Wayne’s fraud power ranking list:
  1. Kooky
  2. Hank
  3. WCC
  4. Kooky
  5. Matt Jones
  6. Ron Mehico
  7. Anth / Sloot
  8. Pretzel
  9. PTI
  10. Kooky

Everyone who knows me says I’m “a real one.” Many follow that up by saying I’m “built different”, and some even say I’m a “different breed.” So I feel my ranking reflects more of a personal issue on your behalf than it does fraudulent behavior on mine.
 
Shorts:

- Becoming pretty apparent Jason Hart is a recruiting ace.

- Oktoberfest is this weekend, may try to take the girls down Saturday before the game.

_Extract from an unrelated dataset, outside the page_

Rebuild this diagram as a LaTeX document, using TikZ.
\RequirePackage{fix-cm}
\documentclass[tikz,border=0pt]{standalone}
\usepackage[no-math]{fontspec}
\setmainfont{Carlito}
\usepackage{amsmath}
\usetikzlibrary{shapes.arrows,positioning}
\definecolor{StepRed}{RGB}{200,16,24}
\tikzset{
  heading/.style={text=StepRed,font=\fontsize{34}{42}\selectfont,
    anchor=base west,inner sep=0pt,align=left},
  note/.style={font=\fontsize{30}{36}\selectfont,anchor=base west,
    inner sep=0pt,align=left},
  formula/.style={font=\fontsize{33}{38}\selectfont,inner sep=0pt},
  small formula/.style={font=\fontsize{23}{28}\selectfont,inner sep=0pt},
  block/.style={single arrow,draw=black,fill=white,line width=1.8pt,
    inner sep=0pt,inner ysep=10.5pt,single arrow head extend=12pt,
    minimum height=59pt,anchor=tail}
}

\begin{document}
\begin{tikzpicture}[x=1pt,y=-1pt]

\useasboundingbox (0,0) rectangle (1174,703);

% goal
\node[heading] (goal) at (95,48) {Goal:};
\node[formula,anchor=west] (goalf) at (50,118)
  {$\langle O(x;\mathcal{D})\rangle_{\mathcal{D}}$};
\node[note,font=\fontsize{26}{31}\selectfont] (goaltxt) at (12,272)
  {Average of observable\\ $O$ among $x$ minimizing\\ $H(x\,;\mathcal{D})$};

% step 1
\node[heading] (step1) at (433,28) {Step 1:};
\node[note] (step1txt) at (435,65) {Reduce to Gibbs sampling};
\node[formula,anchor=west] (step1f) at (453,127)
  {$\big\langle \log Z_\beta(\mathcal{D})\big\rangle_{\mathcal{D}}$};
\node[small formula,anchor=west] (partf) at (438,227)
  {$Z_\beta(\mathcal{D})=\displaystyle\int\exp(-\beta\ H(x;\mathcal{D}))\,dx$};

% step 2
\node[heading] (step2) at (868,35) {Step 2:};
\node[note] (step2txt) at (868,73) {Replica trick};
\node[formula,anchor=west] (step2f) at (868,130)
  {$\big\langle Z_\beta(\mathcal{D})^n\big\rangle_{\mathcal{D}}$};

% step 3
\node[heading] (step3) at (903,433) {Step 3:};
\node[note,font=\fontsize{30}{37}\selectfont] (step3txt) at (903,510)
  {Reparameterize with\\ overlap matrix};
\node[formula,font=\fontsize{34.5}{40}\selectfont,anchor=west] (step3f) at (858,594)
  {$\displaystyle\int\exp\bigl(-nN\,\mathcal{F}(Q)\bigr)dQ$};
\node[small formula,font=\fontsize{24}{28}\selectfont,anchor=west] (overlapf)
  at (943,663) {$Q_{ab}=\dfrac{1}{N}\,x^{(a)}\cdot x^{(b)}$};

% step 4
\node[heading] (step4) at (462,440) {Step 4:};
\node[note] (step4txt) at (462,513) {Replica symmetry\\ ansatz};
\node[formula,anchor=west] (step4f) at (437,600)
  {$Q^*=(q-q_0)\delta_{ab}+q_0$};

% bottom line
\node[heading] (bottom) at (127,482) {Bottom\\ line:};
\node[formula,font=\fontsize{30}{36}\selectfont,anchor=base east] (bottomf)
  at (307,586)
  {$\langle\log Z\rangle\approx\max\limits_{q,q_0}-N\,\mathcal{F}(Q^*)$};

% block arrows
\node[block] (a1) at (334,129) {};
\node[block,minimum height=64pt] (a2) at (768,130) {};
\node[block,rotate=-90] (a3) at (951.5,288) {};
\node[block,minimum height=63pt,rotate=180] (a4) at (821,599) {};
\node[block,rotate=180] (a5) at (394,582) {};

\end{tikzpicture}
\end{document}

Grab a brat and Sam Adams brewski. Best Cincinnati festival.

- Montgomery Inn for my MIL’s birthday tonight. Haven’t been in awhile. There’s a reason Cincinnati ribs are considered either 1A or 1B with Memphis.

- Vampire Weekend Friday night- last time I saw them in 2019 was one of the best shows I’ve seen. This venue will be even better.

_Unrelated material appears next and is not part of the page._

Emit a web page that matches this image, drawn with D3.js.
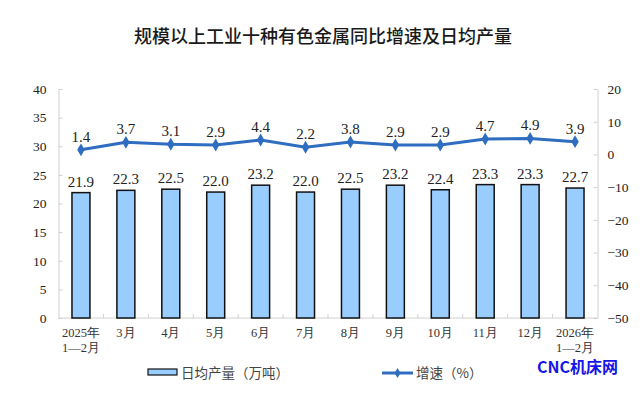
<!DOCTYPE html>
<html><head><meta charset="utf-8">
<script src="https://cdn.jsdelivr.net/npm/d3@7"></script>
<style>body{margin:0;background:#fff}</style>
</head><body>
<svg id="c" width="642" height="395"></svg>
<script>
const categories = ["2025年\n1—2月","3月","4月","5月","6月","7月","8月","9月","10月","11月","12月","2026年\n1—2月"];
const dailyOutput = [21.9,22.3,22.5,22.0,23.2,22.0,22.5,23.2,22.4,23.3,23.3,22.7];
const growth = [1.4,3.7,3.1,2.9,4.4,2.2,3.8,2.9,2.9,4.7,4.9,3.9];
const leftTicks = [0,5,10,15,20,25,30,35,40];
const rightTicks = [-50,-40,-30,-20,-10,0,10,20];
const title = "规模以上工业十种有色金属同比增速及日均产量";
const legendBar = "日均产量（万吨）";
const legendLine = "增速（%）";
const watermark = "CNC机床网";

const svg = d3.select("#c");
const L = 58.5, R = 597.5, T = 89, B = 318;
const serif = "'Liberation Serif','Times New Roman',serif";
const cjk = "'Noto Sans CJK SC',sans-serif";
const x = d3.scaleBand().domain(categories).range([L, R]).paddingInner(0.6).paddingOuter(0.3);
const xb = d3.scaleBand().domain(categories).range([L, R]);
const yL = d3.scaleLinear().domain([0,40]).range([B, T]);
const yR = d3.scaleLinear().domain([-50,20]).range([B, T]);

svg.append("text").attr("x", 323).attr("y", 43).attr("text-anchor","middle")
  .attr("font-family", cjk).attr("font-size", 18).attr("font-weight", 500).attr("fill","#1a1a1a").text(title);

// axes
const gl = svg.append("g").attr("transform", `translate(${L},0)`)
  .call(d3.axisLeft(yL).tickValues(leftTicks).tickSizeInner(-4).tickSizeOuter(0).tickPadding(12));
const gr = svg.append("g").attr("transform", `translate(${R},0)`)
  .call(d3.axisRight(yR).tickValues(rightTicks).tickSizeInner(-4).tickSizeOuter(0).tickPadding(10));
[gl, gr].forEach(g => {
  g.select(".domain").attr("stroke","#d0d0d0");
  g.selectAll(".tick line").attr("stroke","#d0d0d0");
  g.selectAll(".tick text").attr("font-family", serif).attr("font-size", 13.5).attr("fill","#222");
});
svg.append("line").attr("x1",L).attr("x2",R).attr("y1",B).attr("y2",B).attr("stroke","#d0d0d0");
svg.append("g").selectAll("line").data(categories.slice(1)).join("line")
  .attr("x1", d => xb(d)).attr("x2", d => xb(d)).attr("y1", B).attr("y2", B-4).attr("stroke","#d0d0d0");

// x labels
const xl = svg.append("g").selectAll("text").data(categories).join("text")
  .attr("x", d => xb(d) + xb.bandwidth()/2).attr("y", 337)
  .attr("text-anchor","middle").attr("font-family", serif).attr("font-size", 12.5).attr("fill","#333");
xl.each(function(d){
  const parts = d.split("\n");
  d3.select(this).selectAll("tspan").data(parts).join("tspan")
    .attr("x", xb(d) + xb.bandwidth()/2).attr("dy", (p,i) => i ? 15 : 0).text(p => p);
});

// bars
svg.append("g").selectAll("rect").data(dailyOutput).join("rect")
  .attr("x", (d,i) => x(categories[i])).attr("width", x.bandwidth())
  .attr("y", d => yL(d)).attr("height", d => B - yL(d))
  .attr("fill","#99CCFF").attr("stroke","#111").attr("stroke-width",1.5);
svg.append("g").selectAll("text").data(dailyOutput).join("text")
  .attr("x", (d,i) => xb(categories[i]) + xb.bandwidth()/2).attr("y", d => yL(d) - 6)
  .attr("text-anchor","middle").attr("font-family", serif).attr("font-size", 15).attr("fill","#222")
  .text(d => d.toFixed(1));

// line
const cx = i => xb(categories[i]) + xb.bandwidth()/2;
const lineColor = "#2E6DBF";
svg.append("path").datum(growth)
  .attr("d", d3.line().x((d,i)=>cx(i)).y(d=>yR(d)))
  .attr("fill","none").attr("stroke", lineColor).attr("stroke-width", 3);
const diamond = d3.symbol().type(d3.symbolDiamond).size(48);
svg.append("g").selectAll("path").data(growth).join("path")
  .attr("d", diamond).attr("transform", (d,i)=>`translate(${cx(i)},${yR(d)})`).attr("fill", lineColor);
svg.append("g").selectAll("text").data(growth).join("text")
  .attr("x", (d,i) => cx(i)).attr("y", d => yR(d) - 8)
  .attr("text-anchor","middle").attr("font-family", serif).attr("font-size", 15).attr("fill","#222")
  .text(d => d.toFixed(1));

// legend
svg.append("rect").attr("x",148).attr("y",369).attr("width",29).attr("height",6)
  .attr("fill","#99CCFF").attr("stroke","#111").attr("stroke-width",1.2);
svg.append("text").attr("x",181).attr("y",378).attr("font-family", cjk).attr("font-size",13.5).attr("fill","#444").text(legendBar);
svg.append("line").attr("x1",382).attr("x2",413).attr("y1",373).attr("y2",373).attr("stroke",lineColor).attr("stroke-width",3);
svg.append("path").attr("d", d3.symbol().type(d3.symbolDiamond).size(30)).attr("transform","translate(397.5,373)").attr("fill",lineColor);
svg.append("text").attr("x",416).attr("y",378).attr("font-family", cjk).attr("font-size",13.5).attr("fill","#444").text(legendLine);
svg.append("text").attr("x",537).attr("y",373).attr("font-family", cjk).attr("font-size",16).attr("font-weight",700).attr("fill","#1515E8").text(watermark);
</script>
</body></html>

- Started watching Money Game on Amazon. Livvy Dunne - good Lord.
 
Everyone who knows me says I’m “a real one.” Many follow that up by saying I’m “built different”, and some even say I’m a “different breed.” So I feel my ranking reflects more of a personal issue on your behalf than it does fraudulent behavior on mine.
I really enjoyed your latest rap video, Chadwick.

 
  • Haha
Reactions: wcc31
No doubt WCC is near the top of the phony rankings. Claims to be a Mamala loving, science believing, democracy supporting all around good person, but also drives a dang jacked up monster truck Honda Ridgeline.
 
yardsigns-TV-KindnessIsEverything1.jpg
 
No doubt WCC is near the top of the phony rankings. Claims to be a Mamala loving, science believing, democracy supporting all around good person, but also drives a dang jacked up monster truck Honda Ridgeline.

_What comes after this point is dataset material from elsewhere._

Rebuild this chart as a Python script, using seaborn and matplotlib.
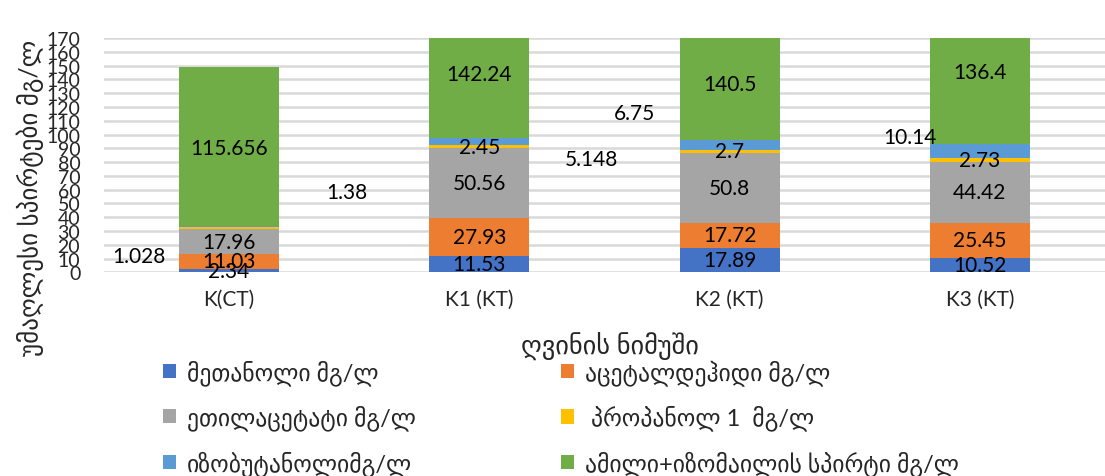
import matplotlib
matplotlib.use("Agg")
import matplotlib.pyplot as plt
import seaborn as sns
import numpy as np
from matplotlib.patches import Patch

categories = ["K(CT)", "K1 (KT)", "K2 (KT)", "K3 (KT)"]
methanol = [2.34, 11.53, 17.89, 10.52]
acetaldehyde = [11.03, 27.93, 17.72, 25.45]
ethyl_acetate = [17.96, 50.56, 50.8, 44.42]
propanol = [1.38, 2.45, 2.7, 2.73]
isobutanol = [1.028, 5.148, 6.75, 10.14]
amyl = [115.656, 142.24, 140.5, 136.4]

series_names = [
    "მეთანოლი მგ/ლ",
    "აცეტალდეჰიდი მგ/ლ",
    "ეთილაცეტატი მგ/ლ",
    " პროპანოლ 1  მგ/ლ",
    "იზობუტანოლიმგ/ლ",
    "ამილი+იზომაილის სპირტი მგ/ლ",
]
yticks = list(range(0, 171, 10))

sns.set_theme(style="white")
plt.rcParams["font.family"] = ["Lato", "DejaVu Sans"]

colors = ["#4472C4", "#ED7D31", "#A5A5A5", "#FFC000", "#5B9BD5", "#70AD47"]
series = [methanol, acetaldehyde, ethyl_acetate, propanol, isobutanol, amyl]
cum = np.cumsum(np.array(series), axis=0)

fig = plt.figure(figsize=(11.05, 4.77), dpi=100)
ax = fig.add_axes([0.094, 0.427, 0.906, 0.491])

for i in reversed(range(len(series))):
    sns.barplot(x=categories, y=cum[i], color=colors[i], saturation=1,
                width=0.4, errorbar=None, linewidth=0, ax=ax, zorder=3)

ax.set_ylim(0, 170)
ax.set_xlim(-0.5, 3.5)
ax.set_yticks(yticks)
ax.set_yticklabels([str(t) for t in yticks], fontsize=14)
ax.tick_params(axis="y", length=0, pad=17)
ax.tick_params(axis="x", length=0, pad=12, labelsize=15)
ax.yaxis.grid(True, color="#d9d9d9", linewidth=1.8, zorder=0)
ax.set_axisbelow(True)
for s in ax.spines.values():
    s.set_visible(False)

lab_kw = dict(ha="center", va="center", fontsize=15, color="black", zorder=5)
# inside labels (centered in segment)
for k in range(3):
    for j in range(4):
        bottom = cum[k - 1][j] if k > 0 else 0
        ax.text(j, bottom + series[k][j] / 2, f"{series[k][j]:g}", **lab_kw)
for j in range(1, 4):
    ax.text(j, cum[2][j] + propanol[j] / 2, f"{propanol[j]:g}", **lab_kw)
amyl_label_y = [90, 144, 137, 145.5]
for j in range(4):
    ax.text(j, amyl_label_y[j], f"{amyl[j]:g}", **lab_kw)
# displaced labels
outside = [(-0.36, 11.8, isobutanol[0]),
           (0.47, 58.3, propanol[0]),
           (1.45, 82.3, isobutanol[1]),
           (1.62, 115.4, isobutanol[2]),
           (2.72, 98.3, isobutanol[3])]
for x, y, v in outside:
    ax.text(x, y, f"{v:g}", **lab_kw)

ax.set_xlabel("")
ax.set_ylabel("")
fig.text(0.552, 1 - 347 / 477, "ღვინის ნიმუში", ha="center", va="center", fontsize=19)
fig.text(30 / 1105, 1 - 198 / 477, "უმაღლესი სპირტები მგ/ლ", ha="center", va="center",
         rotation=90, fontsize=18)

handles = [Patch(facecolor=c, edgecolor="none") for c in colors]
leg_kw = dict(loc="upper left", frameon=False, fontsize=17, handlelength=0.55,
              handleheight=0.55, handletextpad=0.45, labelspacing=0.84, borderaxespad=0, borderpad=0)
fig.legend([handles[0], handles[2], handles[4]], [series_names[0], series_names[2], series_names[4]],
           bbox_to_anchor=(163 / 1105, 1 - 360 / 477), **leg_kw)
fig.legend([handles[1], handles[3], handles[5]], [series_names[1], series_names[3], series_names[5]],
           bbox_to_anchor=(561 / 1105, 1 - 360 / 477), **leg_kw)

fig.savefig("out.png", dpi=100)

You can’t pigeonhole me. I enjoy hauling shit.
 
Wow Wayne, how dare you make me laugh for real with your Chinese Iphone joke and then put me on your fraud list. I am OFFENDED.

but for real I cackled at the thought of everyone's phone simultaneously playing that song, so thank you for that.
 
My philosophy is that if you've never missed a flight you're spending too much time at airports, but ol' United pulled a real fast one on me today.

Got a text from them that my flight would be delayed 35 minutes. Cool, I'm 20 minutes drive plus the return/shuttle ride of a rental care away, so I'll leave 35 minutes later and be walking through security 45 minutes before departure. Allowed me to schedule an extra meeting with my client so I'm feeling great.

As I'm nearing the exit to the airport I get a text that my flight is boarding. Wait, what? And this isn't SDF. I'm like at least 10 minutes from the concourse and I have a rental car to return. And for some reason my normal rental car place was out of cars this week, so I had to rent out-of-company negotiated rate where I'm paying $180 a day for some crappy minivan.

I look at my texts. About 40 minutes earlier - while I am in the meeting - they apparently notified me that we're back on time.

So what to do? Ah, I'll valet. Roll up in valet. Nobody's there. Sit there for 2 minutes like an asshole and shift over to regular parking. Leave the door unlocked and leave the keys on the seat (prayers up nobody steals it). Sprint through the garage, make it to security, sprint to the gate. It's shut.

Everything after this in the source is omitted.